Asylum seekers refuse food in protest over conditions at direct provision centre

Residents say concerns over food, hygiene and living conditions are not being addressed

Asylum seekers, refugees and human rights supporters march from the Dáil to the Department of Justice  last yeas.  Residents  at Athlone direct provision centre say they do not receive enough food for children’s lunches or dinners and that families are paying for basic items out of their weekly allowances. Photograph: David Sleator/The Irish Times

Asylum seekers, refugees and human rights supporters march from the Dáil to the Department of Justice last yeas. Residents at Athlone direct provision centre say they do not receive enough food for children’s lunches or dinners and that families are paying for basic items out of their weekly allowances. Photograph: David Sleator/The Irish Times

Fri, Sep 5, 2014, 01:00

Asylum seekers in one of the biggest direct provision centres in the State are no longer accepting food in protest at conditions at the facility.

Athlone Accommodation Centre, a mobile home park which provides accommodation for more than 200 men, women and children, is operated by a commercial contractor on behalf of the State. Under the direct provision system, residents receive full board and accommodation and a weekly allowance of €19.10 a week.

Residents say ongoing concerns over food, hygiene and living conditions have not been addressed and that most asylum seekers have stopped accepting food since Tuesday. The protest is due to continue tomorrow.

In a letter to management on August 3rd, residents say they do not receive enough food for children’s lunches or dinners and that families are paying for basic items out of their weekly allowances.

In addition, residents claim they do not receive basic cleaning products such as baby wipes for children and washing powder for clothes, which they say are provided in other centres for families. They say they did not receive a written response and their main concerns had not been resolved.

“We are doing this for our children,” said one resident, who declined to be named. “Many of us have been living here for years and can’t feed our families properly. The attitude of some staff is very negative. We’re spoken to as if we’re children or even had food thrown at us. Enough is enough.”

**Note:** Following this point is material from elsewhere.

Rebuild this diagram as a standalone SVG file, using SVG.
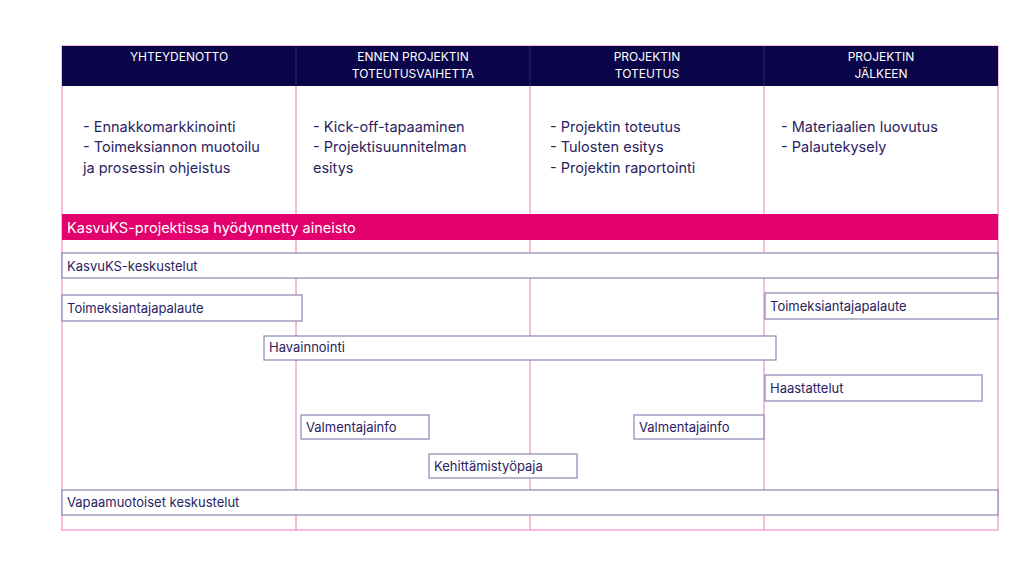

The centre is operated by Aramark, a Dublin-based catering and facilities management company. It is obliged to refer all media queries to the Reception and Integration Agency, the State body responsible for managing the direct provision system.

In a statement yesterday, the agency said management and residents in Athlone had long co-operated in seeking to resolve “issues which inevitably arise in centres, particularly one of this size, and to date their joint efforts have proved successful.” It said there had been several engagements between management and residents since the latest concerns were aired.

On foot of this, it said menus had been changed, fruit juices were now being provided and school lunches were also addressed, with different types of sandwiches , it said.

“This type of local interaction has always been to the benefit of residents and management and is fully supported by the Reception and Integration Agency.”

The tension at the heart of the latest dispute appears to be linked to an open-air barbecue planned by management over the summer, at which visitors were due to be invited. Residents, however, objected to being “put on show” and said the event would give a misleading example of their way of life. The event was cancelled at short notice on foot of what management told residents were anonymous phone calls warning of violent disruptions. A residents group said it was unaware of any such plans and it did not condone any form of violence.